À partir de janvier 2024, le tri des déchets alimentaires sera obligatoire partout. La ville de Stains a déjà pris le pli depuis trois dans le quartier du Clos Lazare, et de façon originale. Elle s’appuie sur un cheval pour collecter les biodéchets. Reportage.
Il ne passe pas inaperçu dans le paysage bitumeux : Queteur, 800 kilos, arpente avec son hippomobile, deux fois par semaine, les allées de la cité de 10 000 habitants pour ramasser la dizaine de bacs joliment colorés par les enfants. “On se croit au Moyen Âge ! C’est super, on joue le jeu”, s’exclame un voisin, qui dépose ses épluchures et restes de repas avant de filer au travail.
En moyenne, 700 kilos de déchets alimentaires sont collectés par jour, explique Alexandrine Martin, responsable du site et cochère. C’est elle qui dirige le cheval entre son enclos situé dans une ferme urbaine à Saint-Denis et les points de collecte dont un groupe scolaire, un restaurant administratif et une boulangerie.
“Patience, collecte en cours”, prévient la bâche qui entoure la charrette. Discipliné, Queteur s’arrête à chaque feu rouge. Surpris, les automobilistes clignent des yeux à sa vue puis dégainent aussitôt leurs téléphones et plus beaux sourires au point de créer des embouteillages. Le cheval reste imperturbable.
C’est que le canasson de 19 ans a déjà une longue carrière derrière lui. Il travaillait dans les vignes dans le Jura, puis a participé à des spectacles équestres avant d’être racheté par Les Alchimistes, spécialistes du traitement des déchets organiques, qui pilotent l’expérimentation à Stains. “C’est un cheval de trait comtois qui est curieux. Il aime sortir, voir du monde, il a un caractère bienveillant”, décrit sa cavalière.
“On a voulu lui offrir une jolie retraite.”
La collecte à cheval “est un vecteur pédagogique efficace de sensibilisation. Elle renforce aussi le lien social dans le quartier”, assurent les Alchimistes.
“Les gens sont un peu étonnés. Ils s’arrêtent et nous filment. Ici, on a l’habitude de voir les chevaux à la TV”, raconte Mamadou Diarra, Malien de 23 ans. Il est employé comme ripeur et se charge de remplacer les bacs dans l’hippomobile.

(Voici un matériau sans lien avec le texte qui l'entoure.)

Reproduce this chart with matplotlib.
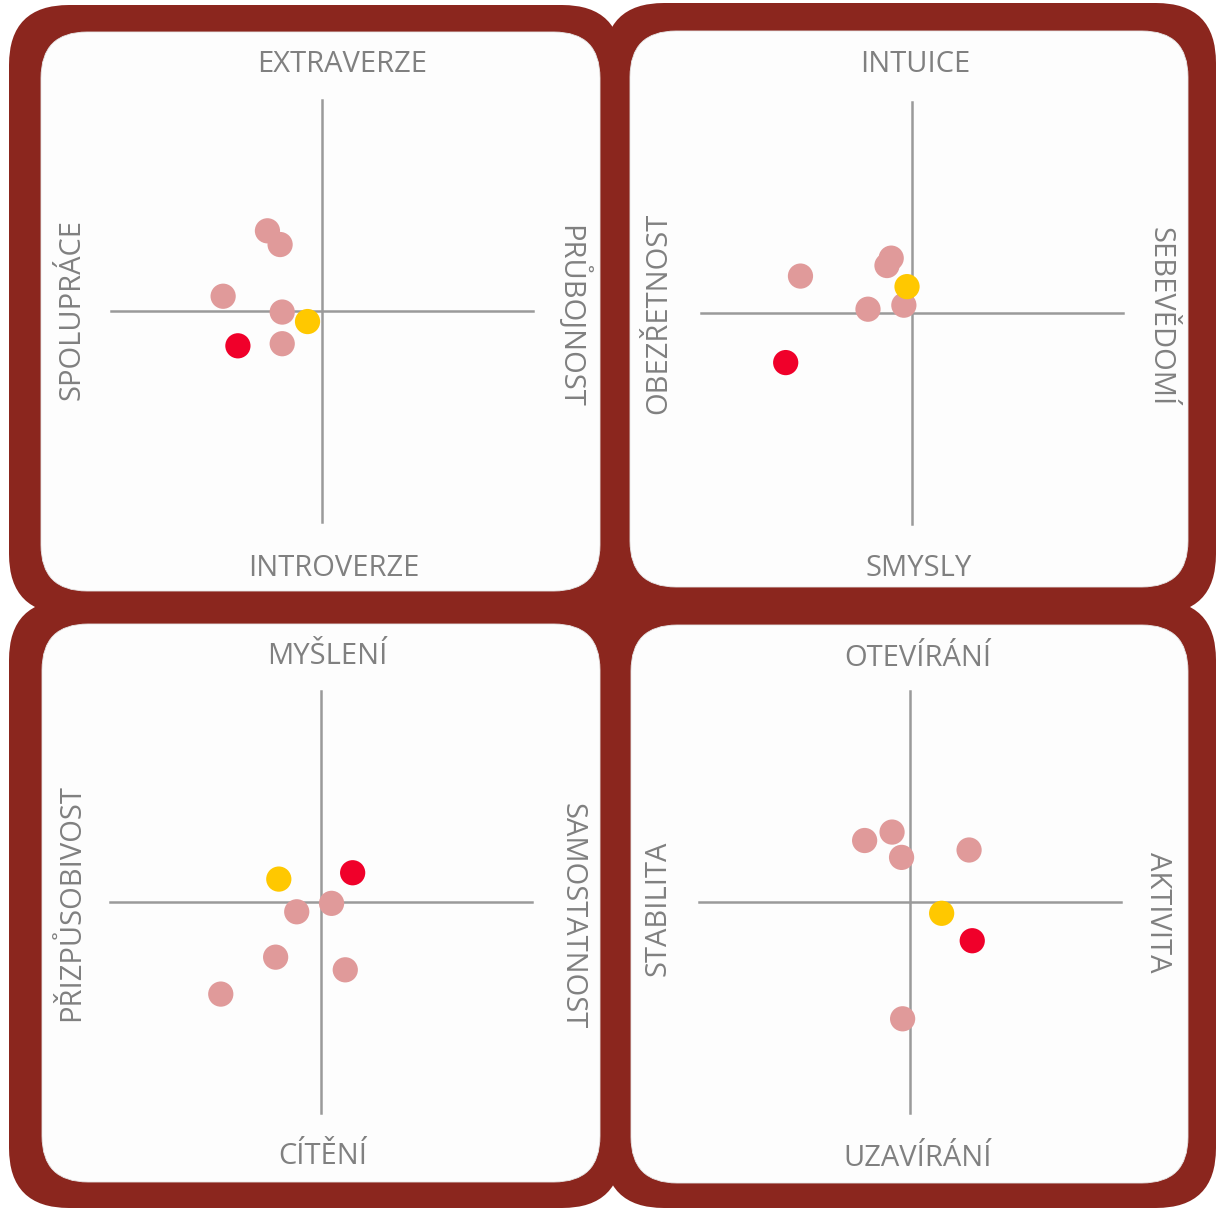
import matplotlib.pyplot as plt
from matplotlib.patches import FancyBboxPatch, Rectangle

# axis labels for the four quadrant panels (TL, TR, BL, BR)
top_labels = ["EXTRAVERZE", "INTUICE", "MYŠLENÍ", "OTEVÍRÁNÍ"]
bottom_labels = ["INTROVERZE", "SMYSLY", "CÍTĚNÍ", "UZAVÍRÁNÍ"]
left_labels = ["SPOLUPRÁCE", "OBEZŘETNOST", "PŘIZPŮSOBIVOST", "STABILITA"]
right_labels = ["PRŮBOJNOST", "SEBEVĚDOMÍ", "SAMOSTATNOST", "AKTIVITA"]

# team members (pink points), per panel
team_x = [
    [-2.6, -2.0, -4.7, -1.9, -1.9],
    [-5.3, -1.0, -1.2, -2.1, -0.4],
    [-1.15, 0.5, -2.15, 1.15, -4.75],
    [-2.15, -0.85, -0.4, 2.8, -0.35],
]
team_y = [
    [3.8, 3.15, 0.7, -0.05, -1.55],
    [1.75, 2.6, 2.25, 0.18, 0.37],
    [-0.45, -0.05, -2.6, -3.2, -4.35],
    [2.9, 3.3, 2.1, 2.45, -5.55],
]
# highlighted person (yellow) and compared person (red)
yellow_x = [-0.7, -0.25, -2.0, 1.5]
yellow_y = [-0.5, 1.25, 1.1, -0.55]
red_x = [-4.0, -6.0, 1.5, 2.95]
red_y = [-1.65, -2.35, 1.4, -1.85]

W, H = 1216, 1209
frame_red = "#8B261E"
text_gray = "#808080"
line_gray = "#9a9a9a"

fig = plt.figure(figsize=(W / 100, H / 100), dpi=100)
bg = fig.add_axes([0, 0, 1, 1])
bg.set_xlim(0, W)
bg.set_ylim(H, 0)
bg.axis("off")

# outer dark red frames (x0, y0, x1, y1 in pixels)
outer = [(9, 5, 622, 614), (604, 3, 1216, 614),
         (9, 600, 622, 1208), (604, 600, 1216, 1208)]
for x0, y0, x1, y1 in outer:
    bg.add_patch(FancyBboxPatch((x0, y0), x1 - x0, y1 - y0,
                                boxstyle="round,pad=0,rounding_size=60",
                                fc=frame_red, ec="none"))
bg.add_patch(Rectangle((560, 550), 110, 110, fc=frame_red, ec="none"))

# inner white panels
inner = [(41, 32, 600, 591), (630, 31, 1188, 587),
         (42, 624, 600, 1182), (631, 625, 1188, 1183)]
for x0, y0, x1, y1 in inner:
    bg.add_patch(FancyBboxPatch((x0, y0), x1 - x0, y1 - y0,
                                boxstyle="round,pad=0,rounding_size=46",
                                fc="#fdfdfd", ec="#e6e6e6", lw=0.6))

# quadrant centres in pixels and label anchor positions
centres = [(322.3, 311), (912.3, 313), (321, 902.3), (910, 901.7)]
top_pos = [(342, 65), (915, 64), (327, 657), (918, 658)]
bottom_pos = [(334, 569), (919, 568), (323, 1157), (918, 1158)]
left_pos = [(72, 310), (659, 313), (72, 903), (658, 908)]
right_pos = [(571, 316), (1160, 317), (572, 916), (1158, 912)]

font = dict(family="Open Sans", fontsize=21, color=text_gray,
            ha="center", va="center")
for i in range(4):
    bg.text(*top_pos[i], top_labels[i], **font)
    bg.text(*bottom_pos[i], bottom_labels[i], **font)
    bg.text(*left_pos[i], left_labels[i], rotation=90, **font)
    bg.text(*right_pos[i], right_labels[i], rotation=-90, **font)

half = 211  # pixels for 10 data units
lim = 13
span = half * lim / 10
for i, (cx, cy) in enumerate(centres):
    ax = fig.add_axes([(cx - span) / W, 1 - (cy + span) / H,
                       2 * span / W, 2 * span / H])
    ax.set_xlim(-lim, lim)
    ax.set_ylim(-lim, lim)
    ax.axis("off")
    ax.patch.set_alpha(0)
    ax.plot([-10, 10], [0, 0], color=line_gray, lw=1.8, zorder=1)
    ax.plot([0, 0], [-10, 10], color=line_gray, lw=1.8, zorder=1)
    ax.scatter(team_x[i], team_y[i], s=330, color="#E09A9A",
               edgecolors="none", zorder=2)
    ax.scatter(yellow_x[i], yellow_y[i], s=330, color="#FFC800",
               edgecolors="none", zorder=3)
    ax.scatter(red_x[i], red_y[i], s=330, color="#F0002A",
               edgecolors="none", zorder=4)

fig.savefig("out.png", dpi=100, facecolor="white")
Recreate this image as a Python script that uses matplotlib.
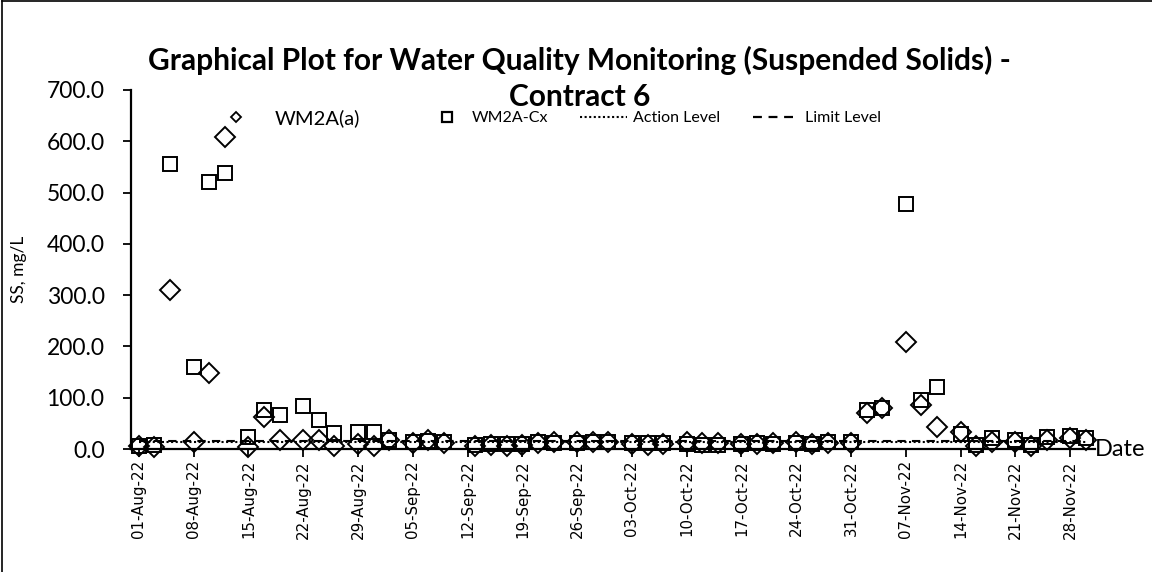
import matplotlib
matplotlib.use('Agg')
import matplotlib.pyplot as plt
import matplotlib.dates as mdates
from matplotlib.lines import Line2D
import pandas as pd

plt.rcParams['font.family'] = ['Lato', 'DejaVu Sans']

# sampling days and suspended solids readings (mg/L)
dates = [
    '2022-08-01', '2022-08-03', '2022-08-05', '2022-08-08', '2022-08-10', '2022-08-12',
    '2022-08-15', '2022-08-17', '2022-08-19', '2022-08-22', '2022-08-24', '2022-08-26',
    '2022-08-29', '2022-08-31', '2022-09-02', '2022-09-05', '2022-09-07', '2022-09-09',
    '2022-09-13', '2022-09-15', '2022-09-17', '2022-09-19', '2022-09-21', '2022-09-23',
    '2022-09-26', '2022-09-28', '2022-09-30', '2022-10-03', '2022-10-05', '2022-10-07',
    '2022-10-10', '2022-10-12', '2022-10-14', '2022-10-17', '2022-10-19', '2022-10-21',
    '2022-10-24', '2022-10-26', '2022-10-28', '2022-10-31', '2022-11-02', '2022-11-04',
    '2022-11-07', '2022-11-09', '2022-11-11', '2022-11-14', '2022-11-16', '2022-11-18',
    '2022-11-21', '2022-11-23', '2022-11-25', '2022-11-28', '2022-11-30',
]
wm2a_a = [
    5, 3, 310, 14, 148, 608,
    4, 62, 17, 17, 17, 5,
    10, 5, 18, 12, 18, 12,
    6, 8, 6, 8, 12, 13,
    13, 14, 13, 10, 8, 10,
    13, 12, 11, 9, 10, 11,
    13, 9, 12, 12, 70, 80,
    209, 86, 43, 33, 6, 13,
    14, 6, 18, 22, 18,
]
wm2a_cx = [
    6, 8, 556, 160, 521, 538,
    23, 76, 66, 84, 57, 31,
    33, 33, 18, 14, 16, 13,
    8, 10, 9, 10, 14, 12,
    12, 13, 14, 12, 11, 12,
    9, 8, 8, 10, 11, 10,
    12, 10, 13, 14, 76, 80,
    478, 96, 121, 30, 8, 21,
    18, 8, 23, 25, 22,
]
action_level = 14.3
limit_level = 15.1

tick_dates = pd.date_range('2022-08-01', '2022-11-28', freq='7D')
x = pd.to_datetime(dates)

fig = plt.figure(figsize=(11.52, 5.72), dpi=100)
ax = fig.add_axes([0.1137, 0.215, 0.8368, 0.6277])

ax.plot(x, wm2a_a, linestyle='none', marker='D', markersize=10, markerfacecolor='none',
        markeredgecolor='black', markeredgewidth=1.4, clip_on=False, zorder=3)
ax.plot(x, wm2a_cx, linestyle='none', marker='s', markersize=9.6, markerfacecolor='none',
        markeredgecolor='black', markeredgewidth=1.4, clip_on=False, zorder=3)
ax.plot([x[0], x[-1]], [action_level, action_level], color='black', linestyle=(0, (1, 1.2)), linewidth=1.5)
ax.plot([x[0], x[-1]], [limit_level, limit_level], color='black', linestyle=(0, (4, 3)), linewidth=1.5)

ax.set_xlim(pd.Timestamp('2022-07-31'), pd.Timestamp('2022-12-01 04:00'))
ax.set_ylim(0, 700)
ax.set_yticks(range(0, 701, 100))
ax.set_yticklabels([f'{v:.1f}' for v in range(0, 701, 100)], fontsize=16.5)
ax.set_xticks(tick_dates)
ax.xaxis.set_major_formatter(mdates.DateFormatter('%d-%b-%y'))
for lab in ax.get_xticklabels():
    lab.set_rotation(90)
    lab.set_fontfamily('DejaVu Sans')
    lab.set_fontsize(10.8)
ax.tick_params(axis='y', direction='out', length=6, width=1.3, pad=13)
ax.tick_params(axis='x', direction='out', length=6, width=1.3, pad=2)

for side in ['top', 'right']:
    ax.spines[side].set_visible(False)
for side in ['left', 'bottom']:
    ax.spines[side].set_linewidth(1.6)

ax.set_ylabel('SS, mg/L', fontsize=12.5)
ax.yaxis.set_label_coords(-0.108, 0.5)
ax.text(1.0, 0, 'Date', transform=ax.transAxes, ha='left', va='center', fontsize=17)

fig.text(0.503, 1 - 78 / 572, 'Graphical Plot for Water Quality Monitoring (Suspended Solids) -\nContract 6',
         ha='center', va='center', fontsize=21.5, fontweight='bold', linespacing=1.35)

# legend entries laid out along one row
entries = [
    (Line2D([], [], linestyle='none', marker='D', markersize=5, markerfacecolor='none',
            markeredgecolor='black', markeredgewidth=1.3), 'WM2A(a)', 228, 0.8, 1.5, 14.5),
    (Line2D([], [], linestyle='none', marker='s', markersize=7, markerfacecolor='none',
            markeredgecolor='black', markeredgewidth=1.6), 'WM2A-Cx', 439, 1.0, 1.06, 11.5),
    (Line2D([], [], color='black', linestyle=(0, (1, 1.2)), linewidth=1.5), 'Action Level', 580, 2.94, 0.38, 11.5),
    (Line2D([], [], color='black', linestyle=(0, (4, 3)), linewidth=1.6), 'Limit Level', 753, 2.75, 0.5, 11.5),
]
for handle, label, xpos, hlen, hpad, size in entries:
    leg = fig.legend([handle], [label], loc='center left', bbox_to_anchor=(xpos / 1152, 1 - 118 / 572),
                     frameon=False, fontsize=size, handlelength=hlen, handletextpad=hpad,
                     borderpad=0, borderaxespad=0)

# chart area border
fig.add_artist(Line2D([0.002, 0.002], [0, 0.998], color='black', linewidth=1.2, transform=fig.transFigure))
fig.add_artist(Line2D([0.002, 1], [0.998, 0.998], color='black', linewidth=1.2, transform=fig.transFigure))

fig.savefig('out.png', dpi=100)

Des centaines de kilos de déchets alimentaires
Lors de la collecte du jour, trente kilos de victuailles sont récupérés par borne et le triple pour les bacs de restauration scolaire. “On constate qu’il y a énormément de gaspillage alimentaire et c’est pour cela qu’on propose un moyen de valorisation”, témoigne Alexandrine Martin.
Les Alchimistes assurent aussi la transformation des déchets sur un micro-site industriel de production de compost à l’intérieur du quartier. Il est vendu en gros volume aux maraîchers d’Ile-de-France pour être épandu sur leurs champs et en sac de 2 ou 20 litres dans les magasins de jardinage. Le compost est également redistribué gratuitement aux habitants de Stains.
“Le tri des déchets alimentaires est un enjeu de taille quand on sait que 30% de la poubelle grise en est composé”, précise Corentin Duprey, président du Syctom, l’opérateur francilien du traitement des déchets, qui finance le projet. “Ce sont des déchets très humides avec un faible pouvoir calorifique. Mieux vaut produire du gaz et des fertilisants agricoles plutôt que de les incinérer”, estime l’élu de Saint-Denis, qui rappelle qu’à partir du 1er janvier 2024, les collectivités doivent proposer à leurs usagers une solution de valorisation des déchets alimentaires.
Et depuis trois ans à Stains, “on a vu la différence”, témoigne Alexandrine Martin. “On a augmenté les tonnages par bac. On voit aussi que la qualité de tri dans un bac est meilleure. Les gens s’investissent vraiment”, se réjouit la cheffe de projet.
Avant l’installation des bornes de déchets organiques, les équipes des Alchimistes ont effectué des interventions dans les écoles. “On leur a dit pourquoi c’était important de ne pas mettre les pots de yaourt dans les bacs, qu’il fallait faire attention au gâchis et comment les déchets allaient être valorisés, détaille Alexandrine Martin.Lles enfants sont les plus important dans ce projet car ce sont les générations futures”.